Contrary to what one might assume, the presence of digital roadside signs do not necessarily distract drivers, according to new research from Australia.

The Australian Road Research Board (ARRB) measured driver behaviour before and after digital billboards were erected at two Queensland intersections, capturing data at peak times over a period of four weeks.

Researchers looked at two specific indicators of driver distraction which are known to increase the risk of an accident, B&T reported.

One was lane drift (veering within the lane), the other was stopping over the line (or failing to stop correctly at an intersection).

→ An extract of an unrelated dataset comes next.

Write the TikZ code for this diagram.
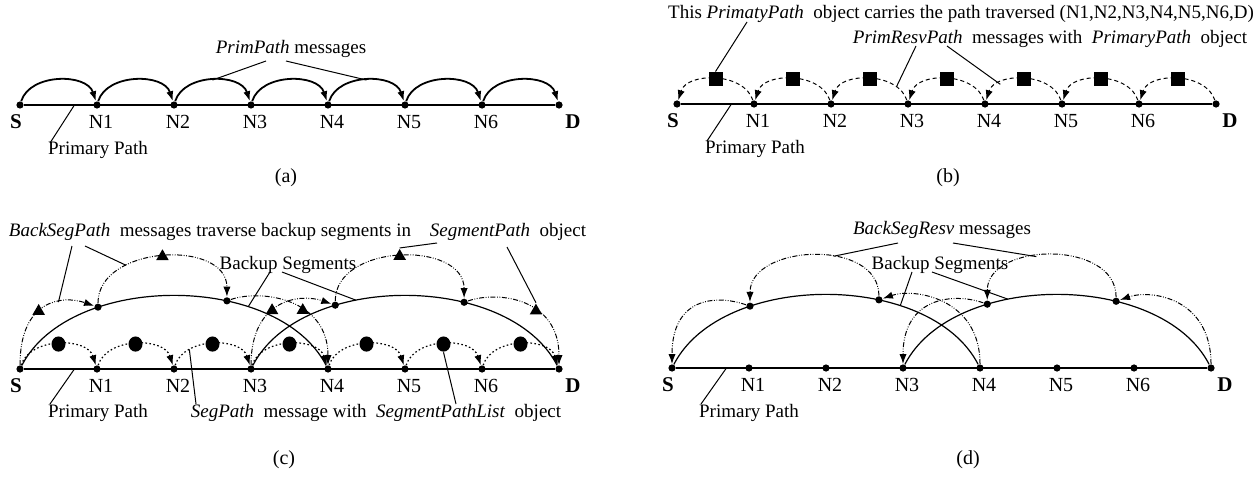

Following the activation of the new digital billboards, researchers observed driver behaviour when exposed to a range of dwell times – the length of time an ad is displayed before it changes – and reported that: lane drift either improved or was unaffected; stopping over the line improved; no crashes occurred.

ARRB principal research Dr Paul Roberts said: “Although we considered the introduction of a digital sign at an intersection would probably reduce driver performance, this study showed that it is sometimes possible for a digital sign at an intersection to operate with no negative impact on driver performance, and even, in some cases, to improve it.”

The findings were welcomed by the Outdoor Media Association. CEO Charmaine Moldrish said the industry was already confident that well-designed digital OOH signs were safe.

But she was still surprised to learn that signs could actually help improve driver performance – “probably because they encourage people to look up from in-car distractions”.

Separate research from the Accident Research Centre at Monash University suggests that the great majority of driver distraction (88%) takes place inside the vehicle and little is down to external stimuli.

“We hope this research prompts governments around Australia to streamline dwell time regulation of Out of Home signs,” she added, “given they can improve driver performance.”